Baca berita tanpa iklan. Gabung Kompas.com+

"I Mangkawani", Pergelutan "Siri' na Pesse"

Kompas.com - 20/12/2008, 22:09 WIB

Oleh

Aryo Wisanggeni Genthong

Arung Mangkau berdiri angkuh dalam kemurkaannya, sementara anak lelakinya, Tonrawali, berlutut memohon ampunan sang ayah bagi adik perempuannya, I Mangkawani. ”Pesseku, Puang,” seru Tonrawali di antara tangisan tertahannya. Arung Mangkau terenyak. Dipandanginya tengkuk Tonrawali yang bersujud dengan mata nanar. ”Apakah pessemu bukan pesseku?” tanya sang ayah.

Itu adalah bagian dari lakon drama klasik Bugis, ”We Sangiang I Mangkawani”, yang dipentaskan di Gedung Kesenian Societeit de Harmonie, Makassar, Sulawesi Selatan, tanggal 27, 28, dan 29 November lalu. Bagi penikmat teater di Makassar yang akrab dengan nilai siri’ (kehormatan/harga diri) dan pesse (empati/solidaritas) Tonrawali harus menghabisi nyawa sahabatnya, La Fadomai, demi memulihkan kehormatan keluarga Arung Mangkau. Mirip umumnya kisah klasik drama percintaan, cerita berujung maut untuk pelaku utama.

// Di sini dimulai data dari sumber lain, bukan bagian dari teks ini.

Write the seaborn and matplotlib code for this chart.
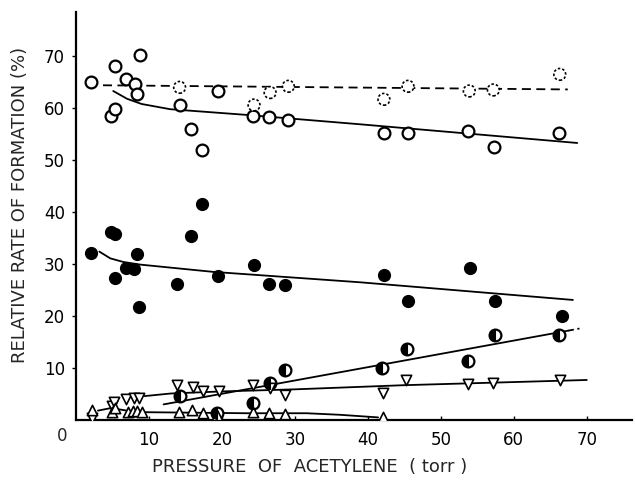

Sepanjang hampir dua jam, penonton yang tiga hari berturut-turut memadati gedung kesenian berkapasitas 200 orang itu larut dalam suasana tegang dan terharu. Suasana demikian juga terjadi pada pementasan sore harinya yang dikhususkan untuk anak-anak sekolah. Oleh pengelola gedung kesenian, ada semacam ”kolaborasi” dengan guru-guru SMA untuk memobilisasi para siswa menonton drama klasik itu agar jiwa remaja tak kerontang akan nilai tradisi.

Kesadaran

Drama ”We Sangiang I Mangkawani” membangkitkan kesadaran bahwa universalitas manusia adalah hidup dengan nilai. Pilihan jalan hidup menjadi bernilai ketika ia disandarkan kepada nilai. Pilihan I Mangkawani untuk kawin lari adalah keberpihakan kepada nilai kesetiaan kepada kekasih, setia kepada janji. Di pihak lain, Arung Mangkau mempertahankan siri’nya atau harga dirinya.

”Iatopa lise’ atikku. Tetapi, adikmu We Sangiang I Mangkawani telah memilih jalannya sendiri. Ia memilih melepaskan adat kemuliaannya yang dipercayakan rakyat kepadanya. Masiri’ka, anakku. Ia atama’ri padatta rupatau tonra. Karena itu, hukumlah mereka yang sudah menginjak-injak adat kemuliaannya,” titah sang penguasa Tanah Ogi.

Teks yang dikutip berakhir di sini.